SAFER Colorado, the group supporting the legalization effort, discovered the DEA’s plans and feels, rightly, that the U.S. government should not involve itself in local policymaking.

The Denver DEA told The Metropolitan that the allegations were false and that the Camera story had taken its words out of context. The DEA denied any official involvement in the campaign.
It is surprising the U.S. government, despite other problems this country has, still cares about people smoking pot. Does the local hub of the nation’s largest drug-fighting network really have the time and resources to fight such a mundane issue? Aren’t there local meth labs operating unchecked? Don’t cocaine, heroin and ecstasy funnel their way through Colorado’s convenient and relatively unregulated highway system every day?

Regarding the agency’s role in politics, special agent Jeff Sweetin of the DEA’s Denver office told the Camera, “We’re in favor of the democratic process. But as a caveat, we’re in favor of it working based on all the facts.”

No doubt one of the “facts” the anti-pot effort will try to inundate voters with is the recent assertion by the Bush administration that drug use supports terrorism.

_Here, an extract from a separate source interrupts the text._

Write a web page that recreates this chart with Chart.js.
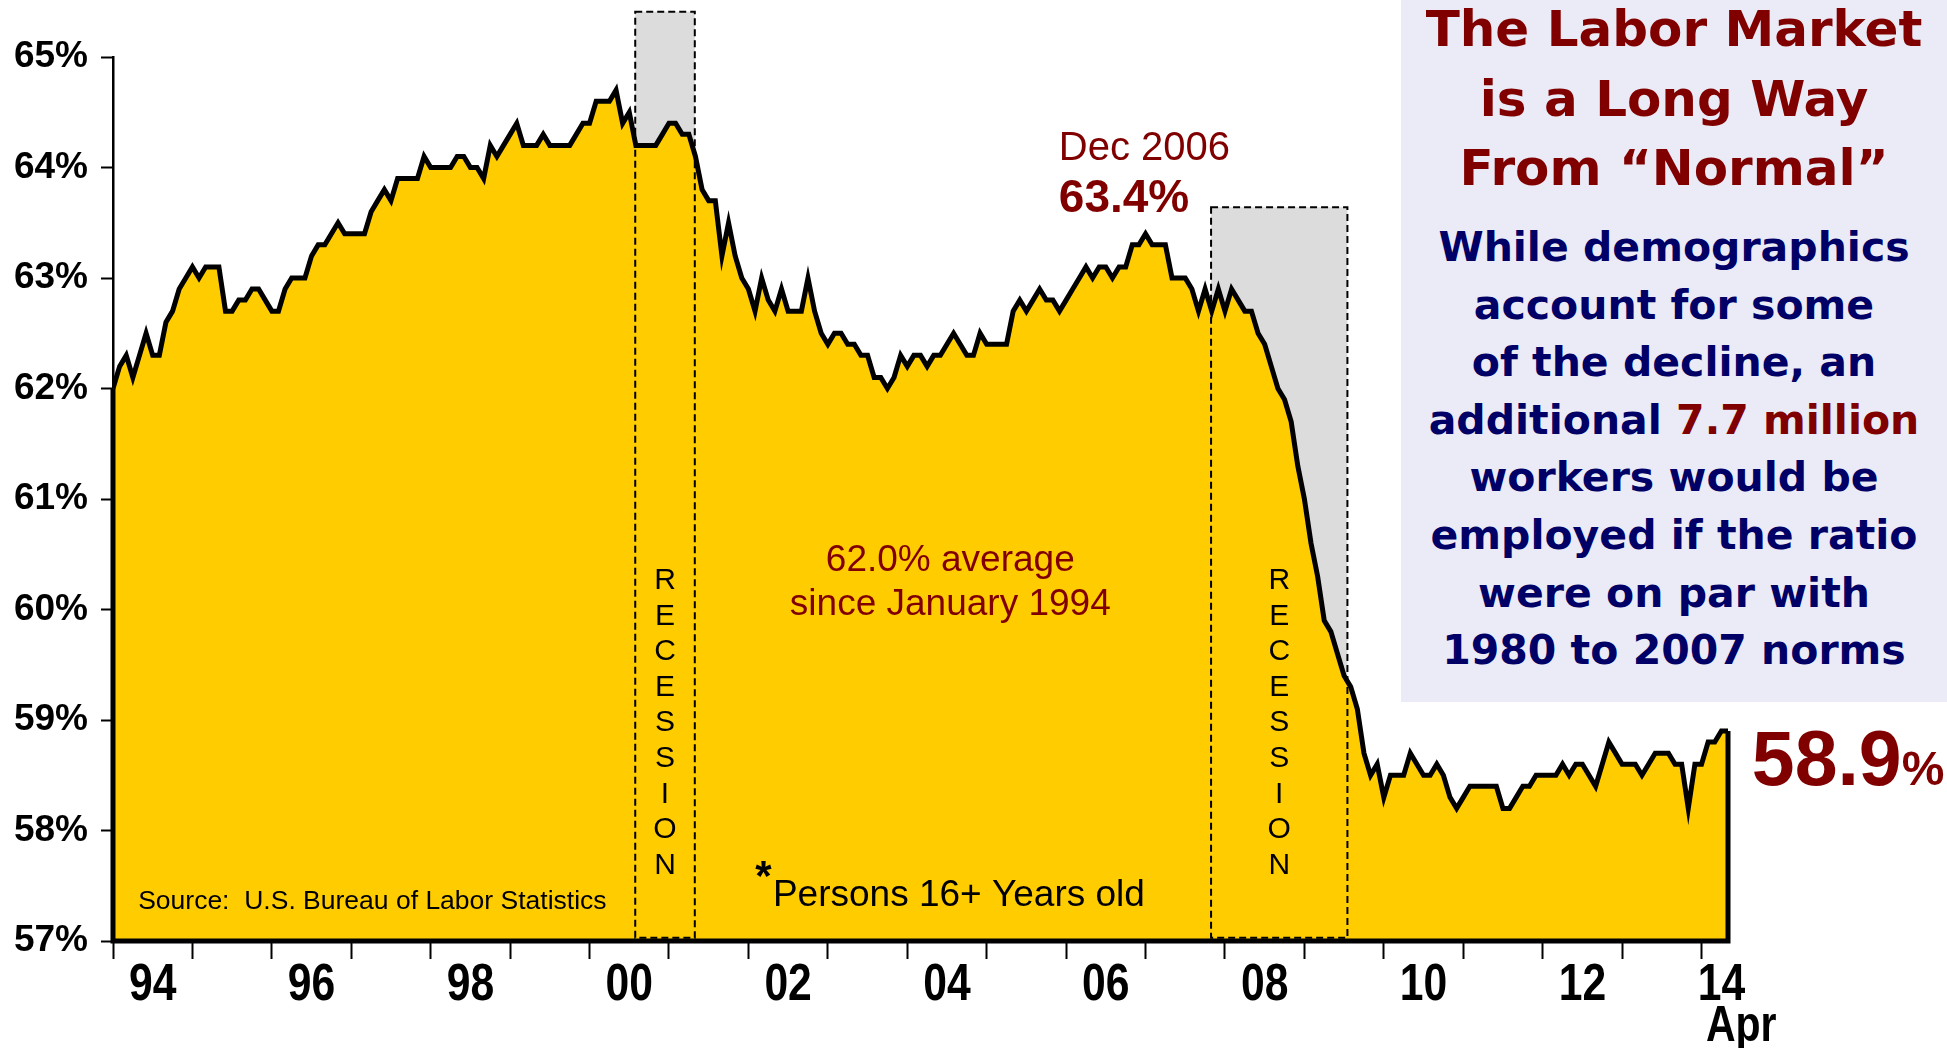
<!DOCTYPE html>
<html>
<head>
<meta charset="utf-8">
<title>The Labor Market is a Long Way From Normal</title>
<script src="https://cdn.jsdelivr.net/npm/chart.js@4.4.1/dist/chart.umd.min.js"></script>
<style>
  html, body { margin: 0; padding: 0; background: #fff; }
  #wrap { position: relative; width: 1947px; height: 1048px; overflow: hidden; }
  #panel {
    position: absolute; left: 1401px; top: 0; width: 546px; height: 702px;
    background: #EBEBF7; text-align: center;
    font-family: "DejaVu Sans", sans-serif; font-weight: bold;
  }
  #title { position: absolute; left: 0; top: -5px; width: 100%; font-size: 50px; line-height: 69.5px; color: #800000; }
  #body { position: absolute; left: 0; top: 219px; width: 100%; font-size: 41px; line-height: 57.6px; color: #000066; }
  #body .red { color: #800000; }
  #chartBox { position: absolute; left: 0; top: 0; width: 1947px; height: 1048px; }
</style>
</head>
<body>
<div id="wrap">
  <div id="panel">
    <div id="title">The Labor Market<br>is a Long Way<br>From “Normal”</div>
    <div id="body">While demographics<br>account for some<br>of the decline, an<br>additional <span class="red">7.7 million</span><br>workers would be<br>employed if the ratio<br>were on par with<br>1980 to 2007 norms</div>
  </div>
  <div id="chartBox"><canvas id="ratioChart"></canvas></div>
</div>
<script>
// Employment-population ratio, monthly, Dec 1993 .. Apr 2014 (x = month index from Dec 1993)
const ratio1993 = [62.0];
const ratio1994 = [62.2, 62.3, 62.1, 62.3, 62.5, 62.3, 62.3, 62.6, 62.7, 62.9, 63.0, 63.1];
const ratio1995 = [63.0, 63.1, 63.1, 63.1, 62.7, 62.7, 62.8, 62.8, 62.9, 62.9, 62.8, 62.7];
const ratio1996 = [62.7, 62.9, 63.0, 63.0, 63.0, 63.2, 63.3, 63.3, 63.4, 63.5, 63.4, 63.4];
const ratio1997 = [63.4, 63.4, 63.6, 63.7, 63.8, 63.7, 63.9, 63.9, 63.9, 63.9, 64.1, 64.0];
const ratio1998 = [64.0, 64.0, 64.0, 64.1, 64.1, 64.0, 64.0, 63.9, 64.2, 64.1, 64.2, 64.3];
const ratio1999 = [64.4, 64.2, 64.2, 64.2, 64.3, 64.2, 64.2, 64.2, 64.2, 64.3, 64.4, 64.4];
const ratio2000 = [64.6, 64.6, 64.6, 64.7, 64.4, 64.5, 64.2, 64.2, 64.2, 64.2, 64.3, 64.4];
const ratio2001 = [64.4, 64.3, 64.3, 64.1, 63.8, 63.7, 63.7, 63.2, 63.5, 63.2, 63.0, 62.9];
const ratio2002 = [62.7, 63.0, 62.8, 62.7, 62.9, 62.7, 62.7, 62.7, 63.0, 62.7, 62.5, 62.4];
const ratio2003 = [62.5, 62.5, 62.4, 62.4, 62.3, 62.3, 62.1, 62.1, 62.0, 62.1, 62.3, 62.2];
const ratio2004 = [62.3, 62.3, 62.2, 62.3, 62.3, 62.4, 62.5, 62.4, 62.3, 62.3, 62.5, 62.4];
const ratio2005 = [62.4, 62.4, 62.4, 62.7, 62.8, 62.7, 62.8, 62.9, 62.8, 62.8, 62.7, 62.8];
const ratio2006 = [62.9, 63.0, 63.1, 63.0, 63.1, 63.1, 63.0, 63.1, 63.1, 63.3, 63.3, 63.4];
const ratio2007 = [63.3, 63.3, 63.3, 63.0, 63.0, 63.0, 62.9, 62.7, 62.9, 62.7, 62.9, 62.7];
const ratio2008 = [62.9, 62.8, 62.7, 62.7, 62.5, 62.4, 62.2, 62.0, 61.9, 61.7, 61.3, 61.0];
const ratio2009 = [60.6, 60.3, 59.9, 59.8, 59.6, 59.4, 59.3, 59.1, 58.7, 58.5, 58.6, 58.3];
const ratio2010 = [58.5, 58.5, 58.5, 58.7, 58.6, 58.5, 58.5, 58.6, 58.5, 58.3, 58.2, 58.3];
const ratio2011 = [58.4, 58.4, 58.4, 58.4, 58.4, 58.2, 58.2, 58.3, 58.4, 58.4, 58.5, 58.5];
const ratio2012 = [58.5, 58.5, 58.6, 58.5, 58.6, 58.6, 58.5, 58.4, 58.6, 58.8, 58.7, 58.6];
const ratio2013 = [58.6, 58.6, 58.5, 58.6, 58.7, 58.7, 58.7, 58.6, 58.6, 58.2, 58.6, 58.6];
const ratio2014 = [58.8, 58.8, 58.9, 58.9];

// x axis: year boundaries every 12 months, labels sit mid-year
const yearLabels = ['94', '96', '98', '00', '02', '04', '06', '08', '10', '12', '14'];
const yearLabelAt = [6, 30, 54, 78, 102, 126, 150, 174, 198, 222, 243];
const yTicks = [57, 58, 59, 60, 61, 62, 63, 64, 65];

// recession bands (month index) and the top of each shaded box (ratio %)
const recessionStart = [78.9, 165.9];
const recessionEnd = [87.9, 186.5];
const recessionTop = [65.41, 63.64];

const ratio = [].concat(ratio1993, ratio1994, ratio1995, ratio1996, ratio1997, ratio1998,
  ratio1999, ratio2000, ratio2001, ratio2002, ratio2003, ratio2004, ratio2005, ratio2006,
  ratio2007, ratio2008, ratio2009, ratio2010, ratio2011, ratio2012, ratio2013, ratio2014);
const lastIdx = ratio.length - 1;

const ARIAL = '"Liberation Sans", Arial, sans-serif';
const DARK_RED = '#800000';
const NARROW = 0.82; // the axis year labels are a condensed bold face

// text notes placed in data units
const notes = [
  { text: 'Dec 2006', x: 142.9, y: 64.17, align: 'left', font: '40px ' + ARIAL, color: DARK_RED },
  { text: '63.4%', x: 142.9, y: 63.71, align: 'left', font: 'bold 46px ' + ARIAL, color: DARK_RED },
  { text: '62.0% average', x: 126.5, y: 60.44, align: 'center', font: '37px ' + ARIAL, color: DARK_RED },
  { text: 'since January 1994', x: 126.5, y: 60.04, align: 'center', font: '37px ' + ARIAL, color: DARK_RED },
  { text: 'Source:  U.S. Bureau of Labor Statistics', x: 3.8, y: 57.36, align: 'left', font: '26.5px ' + ARIAL, color: '#000' },
  { text: 'Persons 16+ Years old', x: 99.7, y: 57.41, align: 'left', font: '37px ' + ARIAL, color: '#000' }
];

function narrowText(ctx, text, px, py) {
  ctx.save();
  ctx.scale(NARROW, 1);
  ctx.fillText(text, px / NARROW, py);
  ctx.restore();
}

const annotations = {
  id: 'annotations',
  beforeDatasetsDraw(chart) {
    const { ctx, scales: { x, y } } = chart;
    ctx.save();
    ctx.fillStyle = '#DCDCDC';
    recessionStart.forEach((s, k) => {
      const l = x.getPixelForValue(s), r = x.getPixelForValue(recessionEnd[k]);
      const t = y.getPixelForValue(recessionTop[k]), b = y.getPixelForValue(57.03);
      ctx.fillRect(l, t, r - l, b - t);
    });
    ctx.restore();
  },
  afterDatasetsDraw(chart) {
    const { ctx, chartArea, scales: { x, y } } = chart;
    ctx.save();

    // closing outline of the area
    ctx.strokeStyle = '#000';
    ctx.lineWidth = 5;
    ctx.beginPath();
    ctx.moveTo(x.getPixelForValue(0), y.getPixelForValue(ratio[0]));
    ctx.lineTo(x.getPixelForValue(0), chartArea.bottom);
    ctx.lineTo(x.getPixelForValue(lastIdx), chartArea.bottom);
    ctx.lineTo(x.getPixelForValue(lastIdx), y.getPixelForValue(ratio[lastIdx]));
    ctx.stroke();

    // dashed recession boxes + vertical label
    ctx.lineWidth = 2;
    ctx.setLineDash([7, 4]);
    recessionStart.forEach((s, k) => {
      const l = x.getPixelForValue(s), r = x.getPixelForValue(recessionEnd[k]);
      const t = y.getPixelForValue(recessionTop[k]), b = y.getPixelForValue(57.03);
      ctx.strokeRect(l, t, r - l, b - t);
      ctx.fillStyle = '#000';
      ctx.font = '30px ' + ARIAL;
      ctx.textAlign = 'center';
      ctx.textBaseline = 'middle';
      const cx = (l + r) / 2;
      'RECESSION'.split('').forEach((ch, n) => {
        ctx.fillText(ch, cx, y.getPixelForValue(60.26 - n * 0.322));
      });
    });
    ctx.setLineDash([]);

    // notes
    notes.forEach(n => {
      ctx.font = n.font;
      ctx.fillStyle = n.color;
      ctx.textAlign = n.align;
      ctx.textBaseline = 'middle';
      ctx.fillText(n.text, x.getPixelForValue(n.x), y.getPixelForValue(n.y));
    });
    // raised asterisk in front of "Persons"
    ctx.font = 'bold 42px ' + ARIAL;
    ctx.fillStyle = '#000';
    ctx.textAlign = 'right';
    ctx.textBaseline = 'alphabetic';
    ctx.fillText('*', x.getPixelForValue(99.5), y.getPixelForValue(57.41) - 6);

    // latest value
    const lx = x.getPixelForValue(247.6), ly = y.getPixelForValue(58.66);
    ctx.textAlign = 'left';
    ctx.fillStyle = DARK_RED;
    ctx.font = 'bold 77px ' + ARIAL;
    ctx.textBaseline = 'alphabetic';
    const big = '58.9';
    ctx.fillText(big, lx, ly + 27);
    const w = ctx.measureText(big).width;
    ctx.font = 'bold 48px ' + ARIAL;
    ctx.fillText('%', lx + w, ly + 27);

    // year labels (condensed bold)
    ctx.fillStyle = '#000';
    ctx.font = 'bold 52px ' + ARIAL;
    ctx.textAlign = 'center';
    ctx.textBaseline = 'middle';
    yearLabels.forEach((lab, k) => {
      narrowText(ctx, lab, x.getPixelForValue(yearLabelAt[k]), x.top + 45);
    });
    ctx.font = 'bold 50px ' + ARIAL;
    narrowText(ctx, 'Apr', x.getPixelForValue(246), x.top + 86);

    ctx.restore();
  }
};

const ctx = document.getElementById('ratioChart').getContext('2d');
const ratioChart = new Chart(ctx, {
  type: 'line',
  data: {
    datasets: [{
      data: ratio.map((v, i) => ({ x: i, y: v })),
      borderColor: '#000',
      borderWidth: 5,
      backgroundColor: '#FFCC00',
      fill: 'start',
      pointRadius: 0,
      tension: 0,
      borderJoinStyle: 'miter'
    }]
  },
  options: {
    responsive: true,
    maintainAspectRatio: false,
    animation: false,
    layout: { padding: { top: 57, right: 219, bottom: 0, left: 0 } },
    plugins: { legend: { display: false }, tooltip: { enabled: false } },
    scales: {
      x: {
        type: 'linear',
        min: 0,
        max: lastIdx,
        afterFit: axis => { axis.height = 107; },
        ticks: { stepSize: 12, includeBounds: false, autoSkip: false, callback: () => '' },
        grid: { drawOnChartArea: false, tickLength: 18, tickWidth: 2, tickColor: '#000' },
        border: { color: '#000', width: 4 }
      },
      y: {
        min: yTicks[0],
        max: yTicks[yTicks.length - 1],
        afterFit: axis => { axis.width = 113; },
        ticks: {
          stepSize: 1,
          color: '#000',
          padding: 13,
          font: { family: ARIAL, size: 37, weight: 'bold' },
          callback: v => v + '%'
        },
        grid: { drawOnChartArea: false, tickLength: 12, tickWidth: 2, tickColor: '#000' },
        border: { color: '#000', width: 2.5 }
      }
    }
  },
  plugins: [annotations]
});
</script>
</body>
</html>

This bit of mania is on par with the assertion that illegal immigration has something to do with unemployment: both are distortions of the truth.

Though the DEA spokesman who spoke with The Metropolitan claims there is no money, in the Camera’s article, agent Sweetin said the money for the effort comes mostly from private donations and agents’ personal accounts. SAFER Colorado believes this puts the DEA in violation of the Hatch Act, a law passed in 1939 and amended in 1993, which governs the political speech of government employees.

According to the Daily Camera, the U.S. Office of Special Counsel, who investigated the supposed breach, doesn’t believe the DEA has done anything wrong.

We hope Colorado voters will realize the inanity in continuing to prosecute small-time possessors of pot. This fall, just say no to executive branch politicking putting its stamp on local legislation. And when you get to the ballot box, say yes to allowing personal possession of a drug that long ago should have disappeared from our list of priorities.